Besides the FAA Part 107 certification, consider purchasing drone insurance for your sUAS business. It will help legitimize and protect you. But, drone insurance alone is insufficient. You can still be fined or sued for improper drone operation and suffer irreparable damage to your company’s reputation. Proper drone flight training is a fundamental and wise investment.
Drone Pilot Training
There’s more to being a successful drone entrepreneur than just taking the FAA Part 107 test. Flight training and instruction will ensure the safety of your customers and the integrity of your equipment.
DARTdrones is the national leader in drone pilot training, consultation, and expert support for drone pilots and offers classes throughout the country and online curricula to help you become a professional drone operator. DARTdrones can even help you prepare to take the Part 107 test.
Presumed Property Rights
Just as the drone industry is ascending, its reputation is being damaged by irresponsible and improperly trained drone operators clashing with property owners. The issue of property rights coinciding with sUAS operator rights is a hot topic right now. Legislators are debating property rights and whether a property owner has claim to the airspace directly overhead. Forty six states in the U.S. alone have weighed 156 different drone bills in 2015. It’s an issue we never anticipated. Can you realistically claim rights to the airspace thousands of feet above your property? Low airspace flight is another matter. Low-flying objects are easily observable and can be intrusive or sometimes threatening. And what happens if your drone accidentally crashes into someone else’s property?
FAA Part 107 & Commerce Laws: Can We Have Some of Your New Money?
Will we need to redefine the “national airspace” given the new sUAS commercialization rules? Historically, aviation regulations have been a matter for the federal government.

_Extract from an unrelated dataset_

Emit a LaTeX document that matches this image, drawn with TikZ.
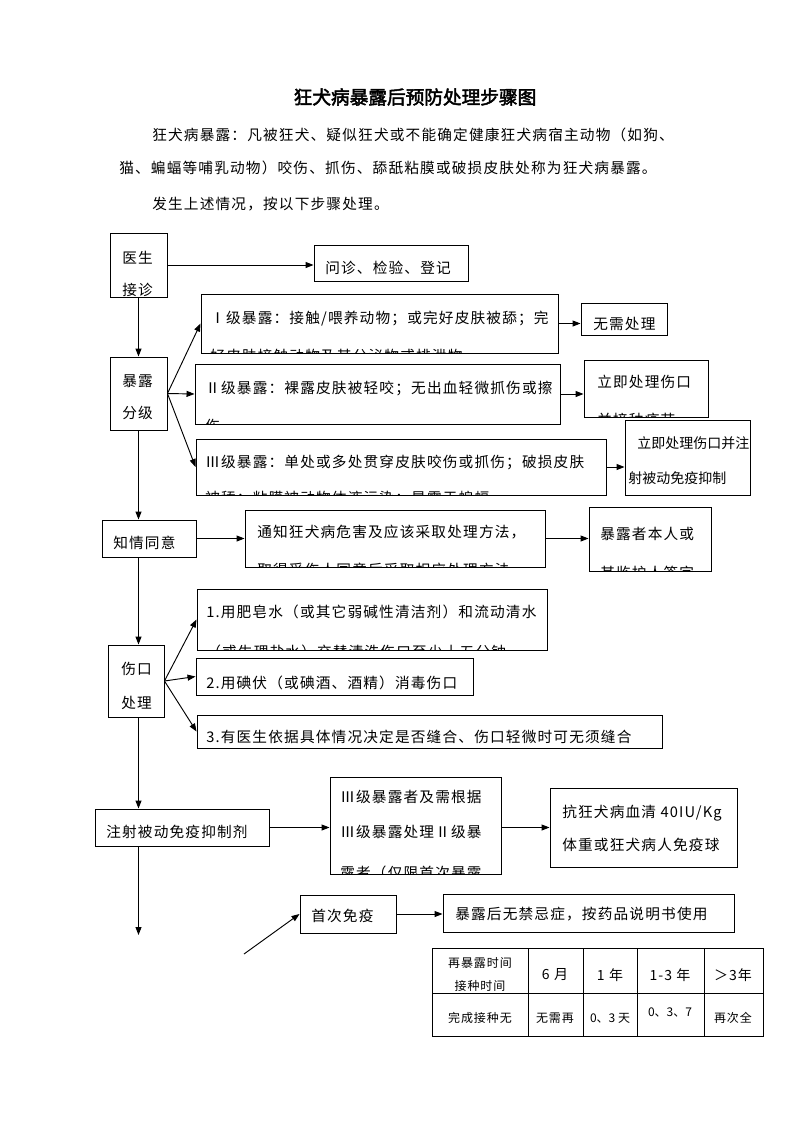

Congress has the authority to regulate all aircraft design, manufacture, repair, and operations under the Commerce Clause of the U.S. Constitution. However, drones can land right on your front door. So, who calls the shots and for what quantity of airspace? Where do the powers of Congress end and state authority begin? It’s literally “up in the air.”
Source: Outside the Beltway – Feb. 14, 2013
FAA Part 107 limits your operation to Class G airspace – or the airspace below 14,500 feet. Class G is thus far completely uncontrolled. And you will need special permission if you want to fly in any controlled airspace (Classes B, C, D, or E). But “uncontrolled” doesn’t mean “lawless.” States can create their own rules, including no fly or no drone zones, and use police to enforce those policies. What could happen to drone delivery services if Central Park was designated a no-fly zone? Perhaps yielding to public fears, some states have already begun restricting drones flying at low levels and short distances.
Commerce laws and drone flight may become further complicated as entrepreneurs and large companies – such as Domino’s Pizza, Google, and Amazon – seek to monetize what was principally a hobbyist’s world. For example, how is interstate commerce applied if a drone company flies a drone over a multi-state mountain range to deliver asthma inhalers to a trapped hiker? Even with the current Part 107 line-of-sight limits, it will take time and countless meetings to work all that out. But the discourse is well underway.
Drone Entrepreneurs – Stay Informed
Do your best to be aware of evolving low-fly commerce issues as the FAA, Congress, states, and municipalities debate rules and regulations governing commercial drone usage. You should constantly learn and monitor drone laws in your area. Remember, you are part of an emerging industry that will no doubt be subjected to additional regulations in the future. Legitimate drone business operators should always operate within legal bounds.